### STATED EXERCISE
Without the images, write out the whole listing exactly.

▼

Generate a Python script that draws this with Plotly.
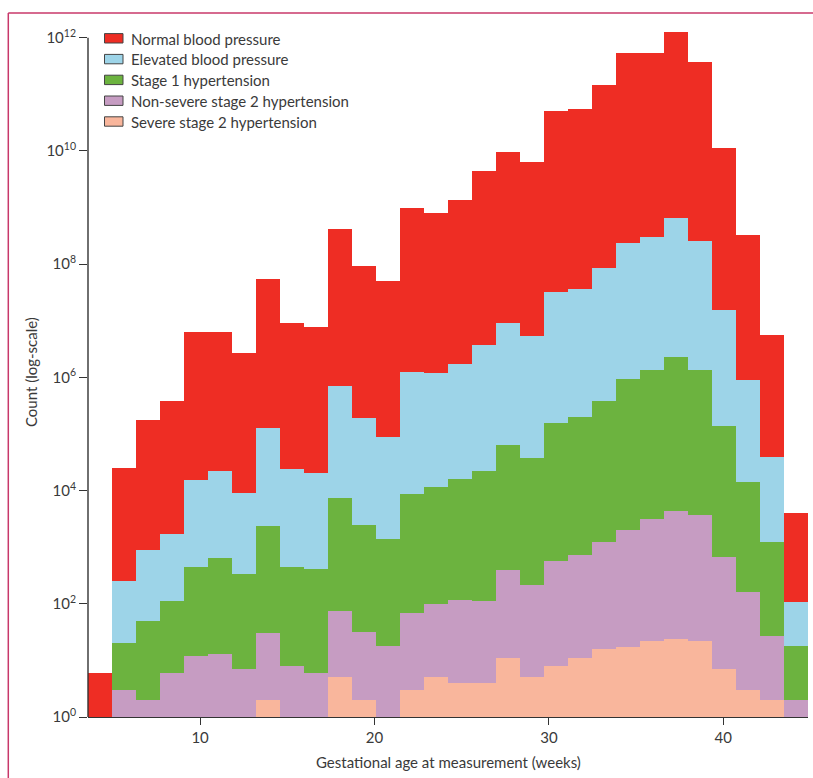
import plotly.graph_objects as go

# ---- data (heights are the top of each stacked segment) ----
week_start = 25 / 7      # first bin edge (weeks)
week_end = 314 / 7       # last bin edge (weeks)
n_bins = 30

normal_top = [6, 2.5e4, 1.8e5, 3.9e5, 6.3e6, 6.3e6, 2.75e6, 5.5e7, 9.2e6, 7.8e6,
              4.2e8, 9.3e7, 5.0e7, 1.0e9, 8.1e8, 1.35e9, 4.4e9, 9.6e9, 6.4e9, 5.1e10,
              5.5e10, 1.46e11, 5.3e11, 5.3e11, 1.26e12, 3.7e11, 1.13e10, 3.3e8, 5.6e6, 4.1e3]
elevated_top = [None, 256, 900, 1700, 1.55e4, 2.2e4, 9100, 1.3e5, 2.4e4, 2.05e4,
                7.1e5, 1.94e5, 8.7e4, 1.25e6, 1.2e6, 1.73e6, 3.7e6, 9.2e6, 5.4e6, 3.2e7,
                3.6e7, 8.5e7, 2.4e8, 3.0e8, 6.6e8, 2.6e8, 1.56e7, 9.1e5, 4.0e4, 108]
stage1_top = [None, 20, 50, 113, 450, 650, 340, 2400, 450, 420,
              7400, 2500, 1400, 8800, 1.15e4, 1.6e4, 2.2e4, 6.4e4, 3.8e4, 1.58e5,
              2.0e5, 3.9e5, 9.4e5, 1.36e6, 2.3e6, 1.36e6, 1.4e5, 1.43e4, 1260, 18]
stage2_top = [None, 3, 2, 6, 12, 13, 7, 30, 8, 6,
              75, 32, 18, 70, 100, 118, 113, 400, 215, 575,
              740, 1260, 2040, 3200, 4400, 3700, 680, 163, 27, 2]
severe_top = [None, None, None, None, None, None, None, 2, None, None,
              5, 2, None, 3, 5, 4, 4, 11, 5, 8,
              11, 16, 17, 22, 24, 22, 7, 3, 2, None]

series_names = ["Normal blood pressure", "Elevated blood pressure", "Stage 1 hypertension",
                "Non-severe stage 2 hypertension", "Severe stage 2 hypertension"]
series_colors = ["#EE2D24", "#9DD4E8", "#6CB33F", "#C69CC2", "#F9B69C"]

x_ticks = [10, 20, 30, 40]
y_tickvals = [1e0, 1e2, 1e4, 1e6, 1e8, 1e10, 1e12]
y_ticktext = ["10<sup>0</sup>", "10<sup>2</sup>", "10<sup>4</sup>", "10<sup>6</sup>",
              "10<sup>8</sup>", "10<sup>10</sup>", "10<sup>12</sup>"]

# ---- figure ----
bin_w = (week_end - week_start) / n_bins
centers = [week_start + (i + 0.5) * bin_w for i in range(n_bins)]

FONT = "Lato"
TXT = "#3a3a3a"
AX = "#333333"

fig = go.Figure()
for name, col, vals in zip(series_names, series_colors,
                           [normal_top, elevated_top, stage1_top, stage2_top, severe_top]):
    fig.add_trace(go.Bar(x=centers, y=vals, width=bin_w, name=name,
                         marker=dict(color=col, line=dict(width=0)),
                         showlegend=False))

W, H = 813, 778
ml, mr, mt, mb = 88, 5, 31, 61
pw, ph = W - ml - mr, H - mt - mb

def px_x(p):
    return (p - ml) / pw

def px_y(p):
    return (H - mb - p) / ph

shapes = []
annotations = []

# y axis spine (trimmed at 10^0 .. 10^12)
shapes.append(dict(type="line", xref="paper", yref="y", x0=0, x1=0, y0=1, y1=1e12,
                   line=dict(color=AX, width=1.4)))

# panel frame lines
frame_col = "#C8386A"
shapes.append(dict(type="line", xref="paper", yref="paper", x0=px_x(8.3), x1=px_x(813),
                   y0=px_y(13), y1=px_y(13), line=dict(color=frame_col, width=1.5)))
shapes.append(dict(type="line", xref="paper", yref="paper", x0=px_x(8.3), x1=px_x(8.3),
                   y0=px_y(13), y1=px_y(778), line=dict(color=frame_col, width=1.5)))

# manual legend
row0, step = 38.3, 20.8
for i, (name, col) in enumerate(zip(series_names, series_colors)):
    cy = row0 + i * step
    shapes.append(dict(type="rect", xref="paper", yref="paper",
                       x0=px_x(104.5), x1=px_x(123), y0=px_y(cy - 4.7), y1=px_y(cy + 4.7),
                       fillcolor=col, line=dict(color="#444444", width=1)))
    annotations.append(dict(xref="paper", yref="paper", x=px_x(128.5), y=px_y(cy + 0.3),
                            xanchor="left", yanchor="middle", showarrow=False, text=name,
                            font=dict(family=FONT, size=15, color=TXT)))

# axis titles
annotations.append(dict(xref="paper", yref="paper", x=px_x(31), y=px_y(372),
                        xanchor="center", yanchor="middle", showarrow=False,
                        text="Count (log-scale)", textangle=-90,
                        font=dict(family=FONT, size=15, color=TXT)))
annotations.append(dict(xref="paper", yref="paper", x=0.5, y=px_y(762),
                        xanchor="center", yanchor="middle", showarrow=False,
                        text="Gestational age at measurement (weeks)",
                        font=dict(family=FONT, size=15, color=TXT)))

fig.update_layout(
    width=W, height=H,
    margin=dict(l=ml, r=mr, t=mt, b=mb),
    barmode="overlay", bargap=0,
    plot_bgcolor="white", paper_bgcolor="white",
    font=dict(family=FONT, size=15, color=TXT),
    shapes=shapes, annotations=annotations,
    xaxis=dict(range=[week_start, week_end], tickvals=x_ticks, ticks="outside",
               ticklen=7, tickwidth=1.4, tickcolor=AX, showline=True, linecolor=AX,
               linewidth=1.4, showgrid=False, zeroline=False,
               tickfont=dict(family=FONT, size=15, color=TXT)),
    yaxis=dict(type="log", range=[0, 12.12], tickvals=y_tickvals, ticktext=y_ticktext,
               ticks="outside", ticklen=8, tickwidth=1.4, tickcolor=AX, showline=False,
               showgrid=False, zeroline=False,
               tickfont=dict(family=FONT, size=15, color=TXT)),
)

fig.write_html("out.html", config={"displayModeBar": False},
               post_script="document.body.style.margin='0';")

▲

### CORRECT RESULT
Generate a Python script that draws this with Plotly.
import plotly.graph_objects as go

# ---- data (heights are the top of each stacked segment) ----
week_start = 25 / 7      # first bin edge (weeks)
week_end = 314 / 7       # last bin edge (weeks)
n_bins = 30

normal_top = [6, 2.5e4, 1.8e5, 3.9e5, 6.3e6, 6.3e6, 2.75e6, 5.5e7, 9.2e6, 7.8e6,
              4.2e8, 9.3e7, 5.0e7, 1.0e9, 8.1e8, 1.35e9, 4.4e9, 9.6e9, 6.4e9, 5.1e10,
              5.5e10, 1.46e11, 5.3e11, 5.3e11, 1.26e12, 3.7e11, 1.13e10, 3.3e8, 5.6e6, 4.1e3]
elevated_top = [None, 256, 900, 1700, 1.55e4, 2.2e4, 9100, 1.3e5, 2.4e4, 2.05e4,
                7.1e5, 1.94e5, 8.7e4, 1.25e6, 1.2e6, 1.73e6, 3.7e6, 9.2e6, 5.4e6, 3.2e7,
                3.6e7, 8.5e7, 2.4e8, 3.0e8, 6.6e8, 2.6e8, 1.56e7, 9.1e5, 4.0e4, 108]
stage1_top = [None, 20, 50, 113, 450, 650, 340, 2400, 450, 420,
              7400, 2500, 1400, 8800, 1.15e4, 1.6e4, 2.2e4, 6.4e4, 3.8e4, 1.58e5,
              2.0e5, 3.9e5, 9.4e5, 1.36e6, 2.3e6, 1.36e6, 1.4e5, 1.43e4, 1260, 18]
stage2_top = [None, 3, 2, 6, 12, 13, 7, 30, 8, 6,
              75, 32, 18, 70, 100, 118, 113, 400, 215, 575,
              740, 1260, 2040, 3200, 4400, 3700, 680, 163, 27, 2]
severe_top = [None, None, None, None, None, None, None, 2, None, None,
              5, 2, None, 3, 5, 4, 4, 11, 5, 8,
              11, 16, 17, 22, 24, 22, 7, 3, 2, None]

series_names = ["Normal blood pressure", "Elevated blood pressure", "Stage 1 hypertension",
                "Non-severe stage 2 hypertension", "Severe stage 2 hypertension"]
series_colors = ["#EE2D24", "#9DD4E8", "#6CB33F", "#C69CC2", "#F9B69C"]

x_ticks = [10, 20, 30, 40]
y_tickvals = [1e0, 1e2, 1e4, 1e6, 1e8, 1e10, 1e12]
y_ticktext = ["10<sup>0</sup>", "10<sup>2</sup>", "10<sup>4</sup>", "10<sup>6</sup>",
              "10<sup>8</sup>", "10<sup>10</sup>", "10<sup>12</sup>"]

# ---- figure ----
bin_w = (week_end - week_start) / n_bins
centers = [week_start + (i + 0.5) * bin_w for i in range(n_bins)]

FONT = "Lato"
TXT = "#3a3a3a"
AX = "#333333"

fig = go.Figure()
for name, col, vals in zip(series_names, series_colors,
                           [normal_top, elevated_top, stage1_top, stage2_top, severe_top]):
    fig.add_trace(go.Bar(x=centers, y=vals, width=bin_w, name=name,
                         marker=dict(color=col, line=dict(width=0)),
                         showlegend=False))

W, H = 813, 778
ml, mr, mt, mb = 88, 5, 31, 61
pw, ph = W - ml - mr, H - mt - mb

def px_x(p):
    return (p - ml) / pw

def px_y(p):
    return (H - mb - p) / ph

shapes = []
annotations = []

# y axis spine (trimmed at 10^0 .. 10^12)
shapes.append(dict(type="line", xref="paper", yref="y", x0=0, x1=0, y0=1, y1=1e12,
                   line=dict(color=AX, width=1.4)))

# panel frame lines
frame_col = "#C8386A"
shapes.append(dict(type="line", xref="paper", yref="paper", x0=px_x(8.3), x1=px_x(813),
                   y0=px_y(13), y1=px_y(13), line=dict(color=frame_col, width=1.5)))
shapes.append(dict(type="line", xref="paper", yref="paper", x0=px_x(8.3), x1=px_x(8.3),
                   y0=px_y(13), y1=px_y(778), line=dict(color=frame_col, width=1.5)))

# manual legend
row0, step = 38.3, 20.8
for i, (name, col) in enumerate(zip(series_names, series_colors)):
    cy = row0 + i * step
    shapes.append(dict(type="rect", xref="paper", yref="paper",
                       x0=px_x(104.5), x1=px_x(123), y0=px_y(cy - 4.7), y1=px_y(cy + 4.7),
                       fillcolor=col, line=dict(color="#444444", width=1)))
    annotations.append(dict(xref="paper", yref="paper", x=px_x(128.5), y=px_y(cy + 0.3),
                            xanchor="left", yanchor="middle", showarrow=False, text=name,
                            font=dict(family=FONT, size=15, color=TXT)))

# axis titles
annotations.append(dict(xref="paper", yref="paper", x=px_x(31), y=px_y(372),
                        xanchor="center", yanchor="middle", showarrow=False,
                        text="Count (log-scale)", textangle=-90,
                        font=dict(family=FONT, size=15, color=TXT)))
annotations.append(dict(xref="paper", yref="paper", x=0.5, y=px_y(762),
                        xanchor="center", yanchor="middle", showarrow=False,
                        text="Gestational age at measurement (weeks)",
                        font=dict(family=FONT, size=15, color=TXT)))

fig.update_layout(
    width=W, height=H,
    margin=dict(l=ml, r=mr, t=mt, b=mb),
    barmode="overlay", bargap=0,
    plot_bgcolor="white", paper_bgcolor="white",
    font=dict(family=FONT, size=15, color=TXT),
    shapes=shapes, annotations=annotations,
    xaxis=dict(range=[week_start, week_end], tickvals=x_ticks, ticks="outside",
               ticklen=7, tickwidth=1.4, tickcolor=AX, showline=True, linecolor=AX,
               linewidth=1.4, showgrid=False, zeroline=False,
               tickfont=dict(family=FONT, size=15, color=TXT)),
    yaxis=dict(type="log", range=[0, 12.12], tickvals=y_tickvals, ticktext=y_ticktext,
               ticks="outside", ticklen=8, tickwidth=1.4, tickcolor=AX, showline=False,
               showgrid=False, zeroline=False,
               tickfont=dict(family=FONT, size=15, color=TXT)),
)

fig.write_html("out.html", config={"displayModeBar": False},
               post_script="document.body.style.margin='0';")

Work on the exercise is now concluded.